The issue of complacency and systemic racism is handled extremely well throughout the movie, with smaller cases like a librarian who removes Vaughn and her children from a library; the librarian may not have had personal prejudices, but she does this anyway as “it’s just the way things are.” I would hope that a film like this helps some of the more oblivious people in our society to this issue that is still very much alive.
Janelle Monáe as engineer Mary Jackson has a comparatively smaller role, but a good one nonetheless. She too combats systemic racism, but through legal means, in order to take classes at an all-white school to qualify for an engineer position at NASA. One of my favorite scenes in the movie is the court scene, in which she easily convinces the judge to permit her to take the classes, saying that while it’s true that what she is trying to accomplish is unheard of, that’s exactly the reason she should be allowed to. Besides the three principal subjects, Harrison, Stafford, and Mitchell, the only other character probably worth mentioning is Jim Johnson (Mahershala Ali), the love interest, and later husband, of Katherine Johnson. He has an essential scene near the beginning of the film, where he attempts to court then-Katherine Goble. He expresses doubt at her ambition, reminding audiences that these characters not only had to combat racism, but sexism as well.
The backdrop of the American Civil Rights movement is important, but it is less the focus of the film than the three main subjects. An early scene has Jackson argue with her husband on how the movement should conduct itself, with her husband stating “sometimes civil rights isn’t civil.” But besides two very brief moments involving violence on the news and protests on the streets, the film never really says anything else on the matter; but that big fish wasn’t necessarily the mission of the film anyway. As implied, the film does suffer from some of the pitfalls of historical dramas; the film’s tone is generally upbeat with period (and I believe some anachronistic?) songs, but there aren’t really any memorable music moments in the film. And after the jobs of the characters involving John Glenn’s mission are completed, the film tries to add tension by depicting the (historically accurate) anxiety and mechanical problems of the flight, even though none of the characters on the ground really have anything to do with the scenario. But these are all ultimately nitpicks in an otherwise solid movie.

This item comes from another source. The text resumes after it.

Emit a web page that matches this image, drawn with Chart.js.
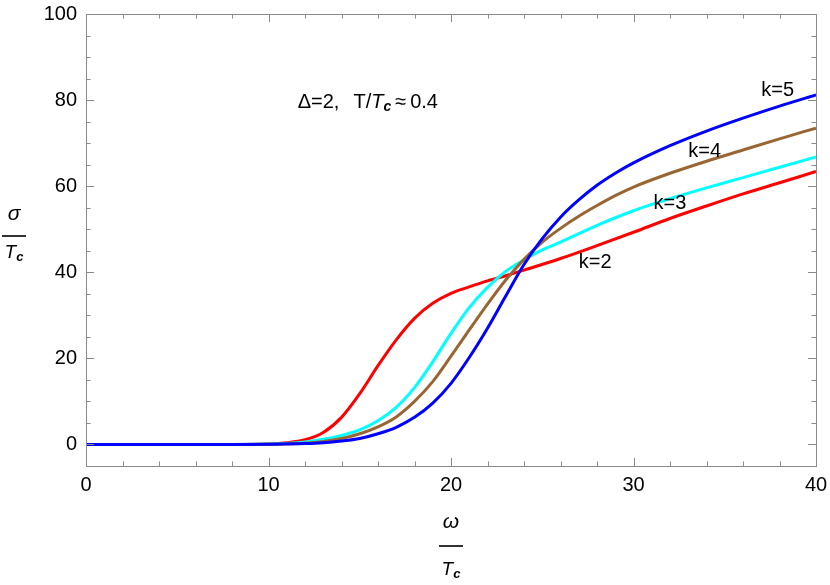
<!DOCTYPE html>
<html>
<head>
<meta charset="utf-8">
<script src="https://cdn.jsdelivr.net/npm/chart.js@4.4.1/dist/chart.umd.min.js"></script>
<style>
  html, body { margin: 0; padding: 0; background: #fff; }
  #wrap { width: 830px; height: 585px; }
</style>
</head>
<body>
<div id="wrap"><canvas id="c"></canvas></div>
<script>
/* σ/Tc vs ω/Tc, Δ=2, T/Tc≈0.4 */

const X_TICKS = [0, 10, 20, 30, 40];
const Y_TICKS = [0, 20, 40, 60, 80, 100];

const X_K2 = [0, 8, 10, 11, 12, 13, 14, 15, 16, 17, 18, 19, 20, 21, 22, 23, 24, 26, 28, 30, 32, 34, 36, 38, 40];
const Y_K2 = [0, 0, 0.1, 0.4, 1.1, 2.8, 6.3, 11.8, 18.3, 24.3, 29.3, 32.8, 35.1, 36.6, 38, 39.2, 40.5, 43.2, 46.2, 49.3, 52.5, 55.4, 58.2, 60.8, 63.4];

const X_K3 = [0, 8, 10, 12, 13, 14, 15, 16, 17, 18, 19, 20, 21, 22, 23, 24, 25, 26, 28, 30, 32, 34, 36, 38, 40];
const Y_K3 = [0, 0, 0.1, 0.6, 1.2, 2.1, 3.4, 5.5, 8.6, 13.2, 19.2, 25.8, 31.8, 36.5, 40.2, 42.9, 45.2, 47.0, 50.9, 54.3, 57.1, 59.6, 62.0, 64.4, 66.8];

const X_K4 = [0, 8, 10, 12, 13, 14, 15, 16, 17, 18, 19, 20, 21, 22, 23, 24, 25, 26, 27, 28, 29, 30, 32, 34, 36, 38, 40];
const Y_K4 = [0, 0, 0.05, 0.3, 0.7, 1.4, 2.5, 4.1, 6.4, 10.0, 14.6, 20.5, 26.6, 32.6, 38.2, 43.0, 47.0, 50.2, 53.0, 55.5, 57.8, 59.8, 63.0, 65.8, 68.4, 71.0, 73.5];

const X_K5 = [0, 8, 10, 12, 13, 14, 15, 16, 17, 18, 19, 20, 21, 22, 23, 24, 25, 26, 27, 28, 29, 30, 32, 34, 36, 38, 40];
const Y_K5 = [0, 0, 0.05, 0.2, 0.4, 0.8, 1.4, 2.5, 4.0, 6.3, 9.6, 14.2, 20.2, 27.0, 34.5, 41.8, 47.8, 52.8, 56.8, 60.2, 63.0, 65.4, 69.4, 72.8, 75.8, 78.6, 81.2];

const CURVE_LABELS = ['k=2', 'k=3', 'k=4', 'k=5'];
const LABEL_X = [27.9, 32.0, 33.9, 37.9];
const LABEL_Y = [42.3, 56.0, 68.1, 82.3];

const NOTE_X = 11.6;
const NOTE_Y = 80;

const FONT = "'Liberation Sans', Arial, sans-serif";
const FRAME = '#8a8a8a';

function pts(xs, ys) {
  return xs.map((x, i) => ({ x: x, y: ys[i] }));
}

function line(label, xs, ys, color, order) {
  return {
    label: label,
    data: pts(xs, ys),
    borderColor: color,
    backgroundColor: color,
    borderWidth: 3,
    pointRadius: 0,
    cubicInterpolationMode: 'monotone',
    fill: false,
    order: order,
  };
}

// frame + inward ticks on all four sides
const framePlugin = {
  id: 'frame',
  afterDraw(chart) {
    const { ctx, chartArea: a, scales } = chart;
    const xs = scales.x, ys = scales.y;
    ctx.save();
    ctx.strokeStyle = FRAME;
    ctx.lineWidth = 1;
    ctx.strokeRect(a.left + 0.5, a.top + 0.5, a.right - a.left, a.bottom - a.top);
    ctx.beginPath();
    for (let v = 0; v <= 40; v += 2) {
      const len = v % 10 === 0 ? 8 : 4.5;
      const px = Math.round(xs.getPixelForValue(v)) + 0.5;
      ctx.moveTo(px, a.bottom); ctx.lineTo(px, a.bottom - len);
      ctx.moveTo(px, a.top); ctx.lineTo(px, a.top + len);
    }
    for (let v = 0; v <= 100; v += 5) {
      const len = v % 20 === 0 ? 8 : 4.5;
      const py = Math.round(ys.getPixelForValue(v)) + 0.5;
      ctx.moveTo(a.left, py); ctx.lineTo(a.left + len, py);
      ctx.moveTo(a.right, py); ctx.lineTo(a.right - len, py);
    }
    ctx.stroke();
    ctx.restore();
  }
};

function drawTc(ctx, cx, base) {
  // italic T with bold italic subscript c, centred at cx
  ctx.font = "italic 19px " + FONT;
  const wT = ctx.measureText('T').width;
  ctx.font = "italic bold 13px " + FONT;
  const wc = ctx.measureText('c').width;
  const x0 = cx - (wT + wc) / 2;
  ctx.textAlign = 'left';
  ctx.textBaseline = 'alphabetic';
  ctx.font = "italic 19px " + FONT;
  ctx.fillText('T', x0, base);
  ctx.font = "italic bold 13px " + FONT;
  ctx.fillText('c', x0 + wT, base + 3);
}

function drawFraction(ctx, cx, lineY, num, gapUp, gapDown) {
  ctx.fillStyle = '#000';
  ctx.font = "italic 21px " + FONT;
  ctx.textAlign = 'center';
  ctx.textBaseline = 'alphabetic';
  ctx.fillText(num, cx, lineY - gapUp);
  ctx.fillRect(cx - 12, lineY - 0.8, 24, 1.6);
  drawTc(ctx, cx, lineY + gapDown + 13);
}

const textPlugin = {
  id: 'texts',
  afterDraw(chart) {
    const { ctx, chartArea: a, scales } = chart;
    const xs = scales.x, ys = scales.y;
    ctx.save();
    ctx.fillStyle = '#000';

    // curve labels
    ctx.font = "20px " + FONT;
    ctx.textAlign = 'center';
    ctx.textBaseline = 'middle';
    CURVE_LABELS.forEach((t, i) => {
      ctx.fillText(t, xs.getPixelForValue(LABEL_X[i]), ys.getPixelForValue(LABEL_Y[i]));
    });

    // annotation
    let x = xs.getPixelForValue(NOTE_X);
    const y = ys.getPixelForValue(NOTE_Y) + 8;
    ctx.textAlign = 'left';
    ctx.textBaseline = 'alphabetic';
    ctx.font = "20px " + FONT;
    const p1 = '\u0394=2,';
    ctx.fillText(p1, x, y);
    x += ctx.measureText(p1).width + 14;
    ctx.fillText('T/', x, y);
    x += ctx.measureText('T/').width;
    ctx.font = "italic 20px " + FONT;
    ctx.fillText('T', x, y);
    x += ctx.measureText('T').width;
    ctx.font = "italic bold 14px " + FONT;
    ctx.fillText('c', x, y + 3);
    x += ctx.measureText('c').width + 4;
    ctx.font = "20px " + FONT;
    ctx.fillText('\u2248', x, y);
    x += ctx.measureText('\u2248').width + 4;
    ctx.fillText('0.4', x, y);

    // axis titles as fractions
    drawFraction(ctx, 14, 236, '\u03c3', 16, 9);
    drawFraction(ctx, (a.left + a.right) / 2, 546, '\u03c9', 18, 16);
    ctx.restore();
  }
};

new Chart(document.getElementById('c'), {
  type: 'line',
  data: {
    datasets: [
      line('k=2', X_K2, Y_K2, '#ff0000', 4),
      line('k=3', X_K3, Y_K3, '#00ffff', 3),
      line('k=4', X_K4, Y_K4, '#996633', 2),
      line('k=5', X_K5, Y_K5, '#0000ff', 1),
    ]
  },
  options: {
    responsive: true,
    maintainAspectRatio: false,
    animation: false,
    layout: { padding: { top: 14, right: 14, left: 0, bottom: 0 } },
    plugins: {
      legend: { display: false },
      tooltip: { enabled: false },
    },
    scales: {
      x: {
        type: 'linear',
        min: 0,
        max: 40,
        afterBuildTicks: s => { s.ticks = X_TICKS.map(v => ({ value: v })); },
        afterFit: s => { s.height = 119; s.paddingLeft = 0; s.paddingRight = 0; },
        grid: { display: false, drawTicks: false },
        border: { display: false },
        ticks: { color: '#000', font: { family: FONT, size: 20 }, padding: 7, maxRotation: 0 },
      },
      y: {
        type: 'linear',
        min: -5,
        max: 100,
        afterBuildTicks: s => { s.ticks = Y_TICKS.map(v => ({ value: v })); },
        afterFit: s => { s.width = 86; s.paddingTop = 0; s.paddingBottom = 0; },
        grid: { display: false, drawTicks: false },
        border: { display: false },
        ticks: { color: '#000', font: { family: FONT, size: 20 }, padding: 9 },
      }
    }
  },
  plugins: [framePlugin, textPlugin]
});
</script>
</body>
</html>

I will admit that I am a sucker for genre movies, sometimes ones with superheroes beating each other up, but if I was taken with this film, I can imagine how women and people of color, specifically those who work in the STEM fields, are excited, energized, and inspired by this movie. I’m glad that this movie is a success, artistically, critically, and financially, and I hope it gets even more attention when the Oscars come around. With the current state of discourse in this country, I would hope that everyone, regardless of background and ideology, would take something away from this.